Product lines (single level)
Groups of products. Product can only be in single product line.
Manufacturers (single level)
Products and product lines can be assigned to single manufacturer.
Supported software (single level)
Certain products only work with one or more softwares, so a product/line can be assigned to none, one or more softwares.
Attribues (type / options - could be treated so each type is a category and items are children)
Products and product lines can be assigned attributes (eg - color > red / blue / green). Attributes should be able to be assigned to one or more categories.

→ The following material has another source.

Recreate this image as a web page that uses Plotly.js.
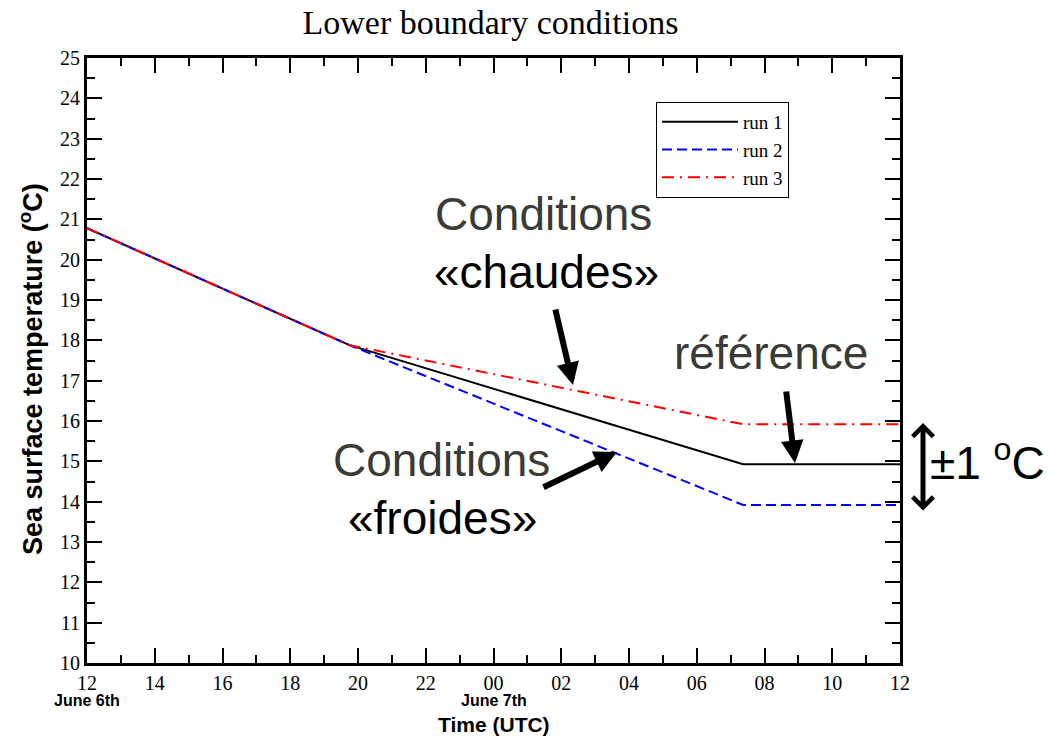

Since all these items are basically types of subcategories, do I put them all together in a master table OR split them into separate tables for each one?
Master table idea:
ClassificationTypes (product line, category/sub, manufacturer, software, attribute would all be types)
-TypeID
-Name
Classifications
-ClassID
-TypeID
-ParentClassID
-Name
ClassificationsProductsAssociations
-ProductID
-ClassID
I would still need at least one more table to link types together (eg - to link attributes to a category) and a way to link product lines to various types.
If I go with a table for each type it can get messy quick and I will still need a way to link everything together.
Multiple table setup:
Categories
-CategoryID
-Name
-ParentCategoryID
CategoriesAssociations
-CategoryID
-ProductID
-ProductLineID ?
Attributes
-AttributeID
-Name
-ParentAttributeID (use this as the parent would be "color" and child would be "red")
AttributesAssociations
-AttributeID
-ProductID
-CategoryID (do I also need to link the category to the parent attribute?)
CompatibleSoftware
-SoftwareID
-Name
CompatibleSoftwareAssociations
-SoftwareID
-ProductID
-ProductLineID ?
Manufacturers
-ManufacturerID
-Name
ProductLines
-ProductLineID
-ManufacturerID
-Name
Products
-ProductID
-ProductLineID
-ManufacturerID
-Name
Other option for associations is to have a single associations table to link the tables above:
Master Associations
-ProductID
-ProductLineID
-ManufacturerID
-CategoryID
-SoftwareID
-AttributeID
What is the best solution?
Go for multiple tables, it makes the design more obvious and more extensible, in my opinion. While it may fit your solution now, further changes may be more difficult.
I agree to Paddy. It makes your life easier in the future and you are much more flexible. You might want to put in stock control and other stuff. To link everything together use the id's (integer) parent/child of the tables.
I think multiple tables is the way to go, but to really know, do this: Flesh out the design for both ways and then take a sample of 5-10 products.
Populate the tables in both designs for the 5-10 products.
Now start writing the queries for both ways. You will start to see which is easier to write (the single table I bet), and you might find cases that only work in one design (the multi-table I bet.)
When you are done you have not lost the work -- you can use the table schema to move forward and some of your queries will already be written.
If you get to a query that does not make sense, seems to complicated, or such you can post it here and get feed back -- having real code always gets better comments.
Just wanted to post my decision and since I was not satisfied with any of the answers provided, I have elected to answer my own question.
I ended up setting up a a single set of tables:
Classification Types (eg - product lines, categories, manufacturers, etc)
Classifications (supporting parent/child adjacency list, nested sets, and materialized path all at once in order to take advantage of strengths of each. I have a SQL CTE that can populate all the fields in one go when the data changes)
Classifications Relations (with ability to relate products to classifications, relate classifications to other classifications and also relate classifications to other types)
I will admit that the solution is not 100% normalized, but this setup gives me ultimate flexibility to expand by creating new types and is very powerful and easy to query.